## EXERCISE DIRECTIONS
Write out the material exactly, with the pictures left out.

## SUPPLIED DATA
-.-.-
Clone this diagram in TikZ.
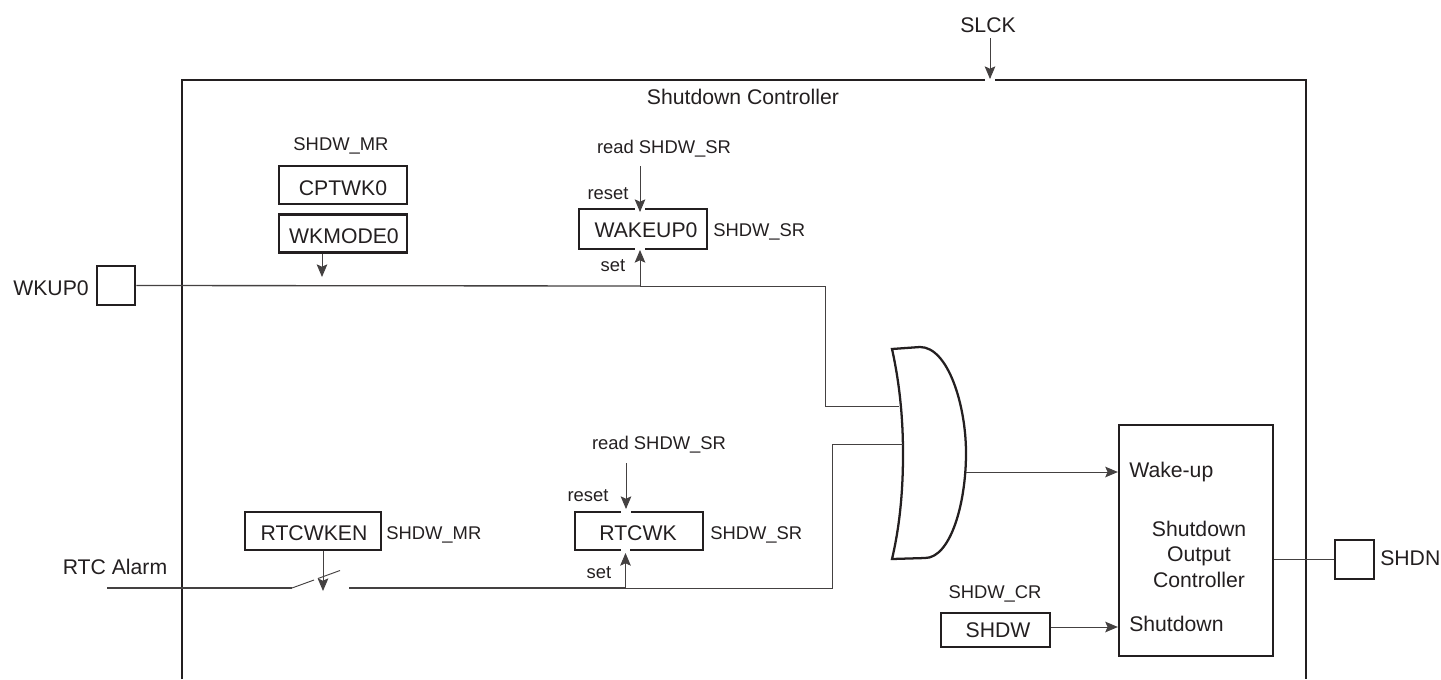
\documentclass[tikz,border=0pt]{standalone}
\usepackage{fontspec}
\setmainfont{Liberation Sans}
\usetikzlibrary{calc,arrows.meta,positioning}
\definecolor{inkblack}{RGB}{35,31,32}
\tikzset{
    % Registers and pads
    regbox/.style={
        draw=inkblack, line width=1.7pt, inner sep=0pt,
        minimum height=29pt, minimum width=96pt
    },
    padbox/.style={regbox, minimum width=29pt, minimum height=29pt},
    % Plain labels: small for register names, large for blocks
    lbl/.style={font=\fontsize{13.8}{19.2}\selectfont, text=inkblack, inner sep=0pt},
    leftlbl/.style={lbl, anchor=west},
    biglbl/.style={lbl, font=\fontsize{15.9}{19.1}\selectfont},
    bigleftlbl/.style={biglbl, anchor=west},
    % Connectors
    wire/.style={draw=inkblack!85, line width=0.7pt},
    heavywire/.style={wire, line width=1pt},
    sig/.style={wire, -{Stealth[length=9.5pt,width=8pt,inset=1.8pt]}},
    frame/.style={draw=inkblack, line width=1.7pt},
    notch/.style={draw=white, line width=2.5pt},
}
\begin{document}
\begin{tikzpicture}[x=0.75pt,y=-0.75pt]
  \useasboundingbox (0,0) rectangle (1441,679);
  % Outer frame, open at the bottom
  \draw[frame] (182,679) |- (1306,80) -- (1306,679);
  \node[biglbl] (title) at (743,97) {Shutdown Controller};
  \node[biglbl] (slck) at (988,25) {SLCK};
  % Wake-up input branch
  \node[lbl] (cptlbl) at (341,146) {SHDW\_MR};
  \node[regbox,minimum height=28.5pt] (cptwk) at (343,185) {};
  \node[biglbl] at (343,188) {CPTWK0};
  \node[regbox,minimum height=28.5pt] (wkmode) at (343,233.5) {};
  \node[biglbl] at (344,236) {WKMODE0};
  \node[lbl] (rdwake) at (664,149) {read SHDW\_SR};
  \node[lbl] (rstwake) at (608,194) {reset};
  \node[regbox,minimum height=30pt] (wakeup) at (643,229) {};
  \node[biglbl] at (646,230) {WAKEUP0};
  \node[leftlbl] (srwake) at (713,232) {SHDW\_SR};
  \node[lbl] (setwake) at (613,266) {set};
  \node[padbox] (wkpad) at (116,285.5) {};
  \node[biglbl,anchor=east] (wkuplbl) at (89,288) {WKUP0};
  % RTC input branch
  \node[lbl] (rdrtc) at (659,445) {read SHDW\_SR};
  \node[lbl] (rstrtc) at (588,496) {reset};
  \node[regbox] (rtcwk) at (639,531) {};
  \node[biglbl] at (638,533) {RTCWK};
  \node[leftlbl] (srrtc) at (710,535) {SHDW\_SR};
  \node[lbl] (setrtc) at (599,573) {set};
  \node[regbox,minimum width=102pt] (rtcen) at (313,531) {};
  \node[biglbl] at (314,533) {RTCWKEN};
  \node[leftlbl] (mrrtc) at (386,535) {SHDW\_MR};
  \node[biglbl] (alarm) at (115,567) {RTC Alarm};
  % Output side
  \node[regbox,minimum width=115.5pt,minimum height=173.25pt] (soc) at (1196,540.5) {};
  \node[bigleftlbl] (wakelbl) at (1129,472) {Wake-up};
  \node[biglbl,align=center] (soclbl) at (1199,554) {Shutdown\\Output\\Controller};
  \node[bigleftlbl] (sdlbl) at (1129,624) {Shutdown};
  \node[lbl] (crlbl) at (995,594) {SHDW\_CR};
  \node[regbox,minimum width=81.75pt,minimum height=25.5pt] (shdw) at (995.5,630) {};
  \node[biglbl] at (998,630) {SHDW};
  \node[padbox] (sdpad) at (1354.5,559.5) {};
  \node[bigleftlbl] (shdn) at (1380,558) {SHDN};
  % OR gate
  \draw[frame] (892,349) -- (920,347) .. controls (948,347) and (966,405) .. (966,453)
    .. controls (966,505) and (950,558) .. (925,558) -- (892,559)
    .. controls (900,525) and (903,490) .. (903,454)
    .. controls (903,420) and (900,385) .. (892,349) -- cycle;
  % Junctions and free ends
  \coordinate (in1) at (899,406);
  \coordinate (in2) at (903,444);
  \coordinate (out) at (966,472);
  \coordinate (setw) at (640,286);
  \coordinate (setr) at (625.5,588);
  \coordinate (alarmin) at (107,588);
  \coordinate (swa) at (292,588);
  \coordinate (swb) at (349,588);
  \coordinate (turn) at (832,588);
  % Gaps in the frames where the arrows land
  \foreach \tip in {{990,80},{640,209},{640,249},{626,512},{625.5,550}}
    \draw[notch] ([xshift=-3.5pt]\tip) -- ([xshift=3.5pt]\tip);
  % Connectors
  \draw[sig] (990,38) -- (990,79);
  \draw[heavywire] (wkpad.east) -- (setw);
  \draw[wire] (setw) -- (825,286) |- (in1);
  \draw[sig] (wkmode.south -| 322,0) -- (322,277);
  \draw[sig] (640,166) -- (640 ,212);
  \draw[sig] (setw) -- (640,250);
  \draw[heavywire] (alarmin) -- (swa);
  \draw[wire] (swa) -- (314,580);
  \draw[wire] (318,578.5) -- (340,570.5);
  \draw[sig] (rtcen.south -| 323,0) -- (323,591);
  \draw[heavywire] (swb) -- (setr);
  \draw[wire] (setr) -- (turn) |- (in2);
  \draw[sig] (626,463) -- (626,509);
  \draw[sig] (setr) -- (625.5,553);
  \draw[sig] (out) -- (soc.west |- out);
  \draw[sig] (shdw.east |- 0,627) -- (soc.west |- 0,627);
  \draw[wire] (soc.east |- sdpad) -- (sdpad.west);
\end{tikzpicture}
\end{document}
-.-.-
## RESPONSE TO THE EXERCISE
Clone this diagram in TikZ.
\documentclass[tikz,border=0pt]{standalone}
\usepackage{fontspec}
\setmainfont{Liberation Sans}
\usetikzlibrary{calc,arrows.meta,positioning}
\definecolor{inkblack}{RGB}{35,31,32}
\tikzset{
    % Registers and pads
    regbox/.style={
        draw=inkblack, line width=1.7pt, inner sep=0pt,
        minimum height=29pt, minimum width=96pt
    },
    padbox/.style={regbox, minimum width=29pt, minimum height=29pt},
    % Plain labels: small for register names, large for blocks
    lbl/.style={font=\fontsize{13.8}{19.2}\selectfont, text=inkblack, inner sep=0pt},
    leftlbl/.style={lbl, anchor=west},
    biglbl/.style={lbl, font=\fontsize{15.9}{19.1}\selectfont},
    bigleftlbl/.style={biglbl, anchor=west},
    % Connectors
    wire/.style={draw=inkblack!85, line width=0.7pt},
    heavywire/.style={wire, line width=1pt},
    sig/.style={wire, -{Stealth[length=9.5pt,width=8pt,inset=1.8pt]}},
    frame/.style={draw=inkblack, line width=1.7pt},
    notch/.style={draw=white, line width=2.5pt},
}
\begin{document}
\begin{tikzpicture}[x=0.75pt,y=-0.75pt]
  \useasboundingbox (0,0) rectangle (1441,679);
  % Outer frame, open at the bottom
  \draw[frame] (182,679) |- (1306,80) -- (1306,679);
  \node[biglbl] (title) at (743,97) {Shutdown Controller};
  \node[biglbl] (slck) at (988,25) {SLCK};
  % Wake-up input branch
  \node[lbl] (cptlbl) at (341,146) {SHDW\_MR};
  \node[regbox,minimum height=28.5pt] (cptwk) at (343,185) {};
  \node[biglbl] at (343,188) {CPTWK0};
  \node[regbox,minimum height=28.5pt] (wkmode) at (343,233.5) {};
  \node[biglbl] at (344,236) {WKMODE0};
  \node[lbl] (rdwake) at (664,149) {read SHDW\_SR};
  \node[lbl] (rstwake) at (608,194) {reset};
  \node[regbox,minimum height=30pt] (wakeup) at (643,229) {};
  \node[biglbl] at (646,230) {WAKEUP0};
  \node[leftlbl] (srwake) at (713,232) {SHDW\_SR};
  \node[lbl] (setwake) at (613,266) {set};
  \node[padbox] (wkpad) at (116,285.5) {};
  \node[biglbl,anchor=east] (wkuplbl) at (89,288) {WKUP0};
  % RTC input branch
  \node[lbl] (rdrtc) at (659,445) {read SHDW\_SR};
  \node[lbl] (rstrtc) at (588,496) {reset};
  \node[regbox] (rtcwk) at (639,531) {};
  \node[biglbl] at (638,533) {RTCWK};
  \node[leftlbl] (srrtc) at (710,535) {SHDW\_SR};
  \node[lbl] (setrtc) at (599,573) {set};
  \node[regbox,minimum width=102pt] (rtcen) at (313,531) {};
  \node[biglbl] at (314,533) {RTCWKEN};
  \node[leftlbl] (mrrtc) at (386,535) {SHDW\_MR};
  \node[biglbl] (alarm) at (115,567) {RTC Alarm};
  % Output side
  \node[regbox,minimum width=115.5pt,minimum height=173.25pt] (soc) at (1196,540.5) {};
  \node[bigleftlbl] (wakelbl) at (1129,472) {Wake-up};
  \node[biglbl,align=center] (soclbl) at (1199,554) {Shutdown\\Output\\Controller};
  \node[bigleftlbl] (sdlbl) at (1129,624) {Shutdown};
  \node[lbl] (crlbl) at (995,594) {SHDW\_CR};
  \node[regbox,minimum width=81.75pt,minimum height=25.5pt] (shdw) at (995.5,630) {};
  \node[biglbl] at (998,630) {SHDW};
  \node[padbox] (sdpad) at (1354.5,559.5) {};
  \node[bigleftlbl] (shdn) at (1380,558) {SHDN};
  % OR gate
  \draw[frame] (892,349) -- (920,347) .. controls (948,347) and (966,405) .. (966,453)
    .. controls (966,505) and (950,558) .. (925,558) -- (892,559)
    .. controls (900,525) and (903,490) .. (903,454)
    .. controls (903,420) and (900,385) .. (892,349) -- cycle;
  % Junctions and free ends
  \coordinate (in1) at (899,406);
  \coordinate (in2) at (903,444);
  \coordinate (out) at (966,472);
  \coordinate (setw) at (640,286);
  \coordinate (setr) at (625.5,588);
  \coordinate (alarmin) at (107,588);
  \coordinate (swa) at (292,588);
  \coordinate (swb) at (349,588);
  \coordinate (turn) at (832,588);
  % Gaps in the frames where the arrows land
  \foreach \tip in {{990,80},{640,209},{640,249},{626,512},{625.5,550}}
    \draw[notch] ([xshift=-3.5pt]\tip) -- ([xshift=3.5pt]\tip);
  % Connectors
  \draw[sig] (990,38) -- (990,79);
  \draw[heavywire] (wkpad.east) -- (setw);
  \draw[wire] (setw) -- (825,286) |- (in1);
  \draw[sig] (wkmode.south -| 322,0) -- (322,277);
  \draw[sig] (640,166) -- (640 ,212);
  \draw[sig] (setw) -- (640,250);
  \draw[heavywire] (alarmin) -- (swa);
  \draw[wire] (swa) -- (314,580);
  \draw[wire] (318,578.5) -- (340,570.5);
  \draw[sig] (rtcen.south -| 323,0) -- (323,591);
  \draw[heavywire] (swb) -- (setr);
  \draw[wire] (setr) -- (turn) |- (in2);
  \draw[sig] (626,463) -- (626,509);
  \draw[sig] (setr) -- (625.5,553);
  \draw[sig] (out) -- (soc.west |- out);
  \draw[sig] (shdw.east |- 0,627) -- (soc.west |- 0,627);
  \draw[wire] (soc.east |- sdpad) -- (sdpad.west);
\end{tikzpicture}
\end{document}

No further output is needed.